In other words, received wisdom – ‘-isms’ like nationalism, communism, or even Catholicism, as well as general beliefs purveyed as icons of truth – are all to be interrogated. A classic example is the phrase ‘Health and Safety’. Two inarguably acceptable conditions but in this phrase they are often employed to enforce what at times are the most asinine of regulations. Anarchists see them as seducing and misleading humankind to acquiesce in inequities and oppression. They are the ingredients of Gramsci’s concept of hegemony; they can be the delusions encouraged, or allowed to persist, that lead to the outrages of history.

Jack White displayed an inherent disposition that corresponded with this kind of mindset. His instincts were those of an anarchist and his actions and judgments were consistent with those ideas long before he identified himself as such. At an early age he adopted Tolstoyan beliefs, and, although he committed many apostasies during his lifetime, he remained basically a man who lived by spiritual principles, as he saw them, to the end. It should also be noted that Tolstoy was himself an anarchist in all but name; such was the reputation of nonsensical bloodshed associated with fin-de-siècle anarchism that even eminent figures such as he were reluctant to be associated with their principles.

From the very beginning of his life, White related incidents of rejecting any form of authority whether it was received wisdom, tradition, or some edict handed down by his elders. This rebelliousness indicated something more than just incorrigibility; there was a consistency and a rationale to his continual questioning.

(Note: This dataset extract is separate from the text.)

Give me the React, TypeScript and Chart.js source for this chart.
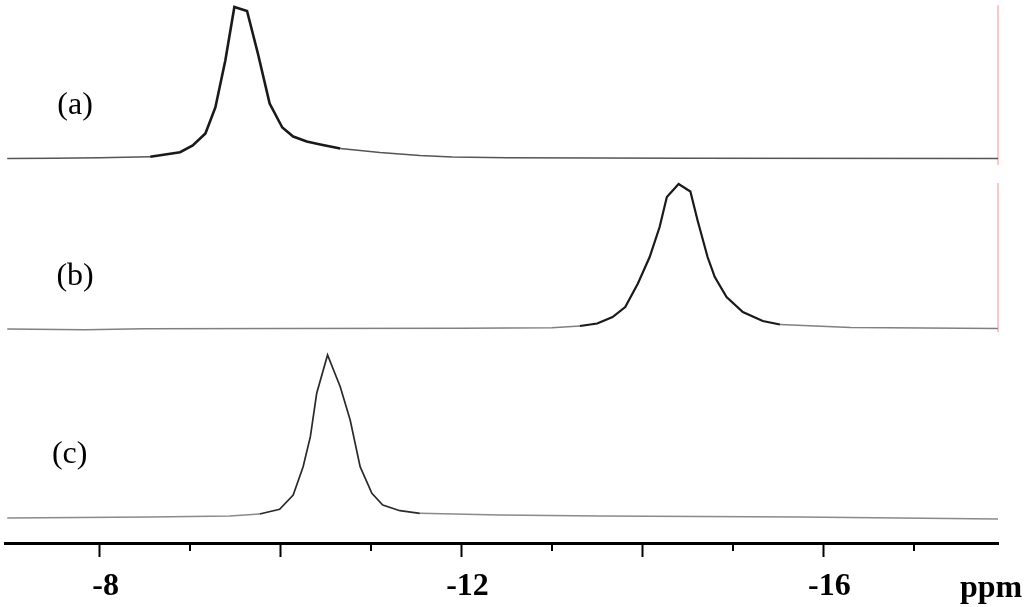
import React, { useEffect, useRef } from "react";
import { Chart, registerables } from "chart.js";

Chart.register(...registerables);

// Chemical shift (ppm) and intensity (a.u.) of the three spectra
const PPM_A = [-6.98, -7.5, -8.0, -8.56, -8.89, -9.03, -9.17, -9.28, -9.39, -9.49, -9.63, -9.75, -9.88, -10.02, -10.14, -10.29, -10.44, -10.66, -11.1, -11.54, -11.9, -12.5, -14.5, -17.93];
const INT_A = [0, 0.3, 0.8, 1.8, 6.3, 13, 25, 51, 98, 151.5, 147.5, 105, 55, 31, 22, 17, 14, 10, 6, 3, 1.5, 0.8, 0.3, 0];

const PPM_B = [-6.98, -7.84, -8.5, -10, -12, -13.0, -13.31, -13.5, -13.67, -13.81, -13.95, -14.08, -14.19, -14.27, -14.4, -14.53, -14.61, -14.72, -14.8, -14.93, -15.11, -15.33, -15.52, -16.3, -17.93];
const INT_B = [-0.5, -1.2, -0.3, 0, 0.3, 0.8, 2.5, 5, 11.5, 21.5, 45, 71.5, 101.5, 131.5, 144.5, 137, 108, 71.5, 51.5, 31.5, 16.5, 7.5, 4, 1, 0];

const PPM_C = [-6.98, -8.56, -9.44, -9.77, -9.99, -10.14, -10.25, -10.33, -10.4, -10.52, -10.66, -10.77, -10.88, -11.01, -11.13, -11.32, -11.54, -12.42, -13.53, -15.74, -17.93];
const INT_C = [0, 1, 2, 4, 8.7, 23, 51.3, 81.3, 124.7, 163, 131.3, 98, 51.3, 24.7, 13, 7.3, 4.7, 3, 2, 1, -1];

// vertical stacking offsets of each trace (a.u.)
const OFFSETS = [384.5, 214.5, 25];
const LABELS = ["(a)", "(b)", "(c)"];
const LABEL_RISE = [53, 52, 63];
const LABEL_PPM = [-7.73, -7.73, -7.67];

// window-edge markers at right end of (a) and (b)
const EDGE_PPM = -17.93;
const EDGE_A = [378, 538];
const EDGE_B = [211, 360];

// axis
const X_MIN = -17.93;
const X_MAX = -6.955;
const TICK_VALUES = [-8, -9, -10, -11, -12, -13, -14, -15, -16, -17];
const MAJOR_TICKS = [-8, -10, -12, -14, -16];
const LABELED_TICKS = [-8, -12, -16];
const X_TITLE = "ppm";

const toPts = (xs: number[], ys: number[], off: number) =>
  xs.map((x, i) => ({ x, y: ys[i] + off }));

// peak segments dark/thick, flat baseline segments grey/thin (scan look)
const seg = (dark: string, grey: string, wDark: number, wGrey: number) => ({
  borderColor: (c: any) => {
    const dx = Math.abs(c.p1.x - c.p0.x) || 1;
    const s = Math.abs(c.p1.y - c.p0.y) / dx;
    return s > 0.12 ? dark : grey;
  },
  borderWidth: (c: any) => {
    const dx = Math.abs(c.p1.x - c.p0.x) || 1;
    const s = Math.abs(c.p1.y - c.p0.y) / dx;
    return s > 0.12 ? wDark : wGrey;
  },
});

export default function App() {
  const ref = useRef<HTMLCanvasElement>(null);

  useEffect(() => {
    if (!ref.current) return;

    const overlay = {
      id: "overlay",
      afterDraw(chart: any) {
        const ctx = chart.ctx;
        const xs = chart.scales.x;
        const ys = chart.scales.y;
        const bottom = chart.chartArea.bottom;
        ctx.save();
        ctx.strokeStyle = "#000";
        ctx.lineWidth = 2;
        TICK_VALUES.filter((v) => !MAJOR_TICKS.includes(v)).forEach((v) => {
          const px = Math.round(xs.getPixelForValue(v));
          ctx.beginPath();
          ctx.moveTo(px, bottom);
          ctx.lineTo(px, bottom + 8);
          ctx.stroke();
        });
        ctx.fillStyle = "#000";
        ctx.font = '32px "Liberation Serif"';
        ctx.textAlign = "center";
        ctx.textBaseline = "middle";
        LABELS.forEach((t, i) => {
          ctx.fillText(t, xs.getPixelForValue(LABEL_PPM[i]), ys.getPixelForValue(OFFSETS[i] + LABEL_RISE[i]));
        });
        ctx.font = 'bold 32px "Liberation Serif"';
        ctx.textAlign = "left";
        ctx.textBaseline = "alphabetic";
        ctx.fillText(X_TITLE, 960, 597);
        ctx.restore();
      },
    };

    const chart = new Chart(ref.current, {
      type: "line",
      data: {
        datasets: [
          { data: toPts(PPM_A, INT_A, OFFSETS[0]), borderColor: "#1a1a1a", borderWidth: 2.6, segment: seg("#1a1a1a", "#555", 2.6, 1.6) },
          { data: toPts(PPM_B, INT_B, OFFSETS[1]), borderColor: "#1a1a1a", borderWidth: 2.2, segment: seg("#1a1a1a", "#808080", 2.2, 1.5) },
          { data: toPts(PPM_C, INT_C, OFFSETS[2]), borderColor: "#2a2a2a", borderWidth: 1.7, segment: seg("#2a2a2a", "#8a8a8a", 1.7, 1.4) },
          { data: EDGE_A.map((y) => ({ x: EDGE_PPM, y })), borderColor: "#ffb4b4", borderWidth: 1.5 },
          { data: EDGE_B.map((y) => ({ x: EDGE_PPM, y })), borderColor: "#ffb4b4", borderWidth: 1.5 },
        ].map((d) => ({ ...d, pointRadius: 0, tension: 0, fill: false, clip: false })) as any,
      },
      options: {
        animation: false,
        responsive: false,
        parsing: false as any,
        layout: { padding: { left: 5, right: 26, top: 0, bottom: 0 } },
        plugins: { legend: { display: false }, tooltip: { enabled: false } },
        scales: {
          x: {
            type: "linear",
            reverse: true,
            min: X_MIN,
            max: X_MAX,
            afterBuildTicks: (scale: any) => {
              scale.ticks = TICK_VALUES.map((v) => ({ value: v }));
            },
            afterFit: (scale: any) => {
              scale.height = 64;
            },
            border: { display: true, color: "#000", width: 3 },
            grid: {
              display: true,
              drawOnChartArea: false,
              drawTicks: true,
              tickLength: 14,
              tickWidth: 2,
              tickColor: (c: any) =>
                c.tick && MAJOR_TICKS.includes(c.tick.value) ? "#000" : "rgba(0,0,0,0)",
            },
            ticks: {
              autoSkip: false,
              maxRotation: 0,
              padding: 11,
              labelOffset: 6,
              color: "#000",
              font: { family: '"Liberation Serif"', size: 32, weight: "bold" },
              callback: (v: any) => (LABELED_TICKS.includes(Number(v)) ? String(v) : ""),
            },
          },
          y: { display: false, min: 0, max: 543 },
        },
      },
      plugins: [overlay],
    });
    return () => chart.destroy();
  }, []);

  return (
    <div style={{ position: "fixed", left: 0, top: 0, width: 1024, height: 607, background: "#fff" }}>
      <canvas ref={ref} width={1024} height={607} />
    </div>
  );
}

The aptness of the title Misfit for his autobiography (1930) did not arise from this radicalism alone; it also indicated a consciousness of, and maybe a sensitivity to, his own perceived rejection by society. He began with a stance that precociously suggests the postmodern:

I have undertaken to write this book in ‘a perfectly straightforward manner’. I take this to mean to suit the taste of people who believe that the past governs the future but fail to see that the future, much more drastically, governs the past.5

Having declared his willingness to conform, he goes on to blithely ignore this stricture for the remainder of the work. The book is permeated with a bravado that might indicate a traumatic hurt that most adults either come to terms with or develop into a kind of tiresome braggadocio. White was too aware to indulge in the latter and yet reveals an immaturity that bedevilled his relationships, whether with his two wives or the many acquaintances that never seemed to develop into full-blown friendships. For all that, he was a man who stuck to his ideals; not grimly as the cliché would have it, but with a lightness of touch and indeed a humour that very often tempered the radical edges of the policies he pursued. In different circumstances with different opportunities he may have made a far greater mark. Certainly much lesser men than White have occupied much higher echelons in history’s chronicles.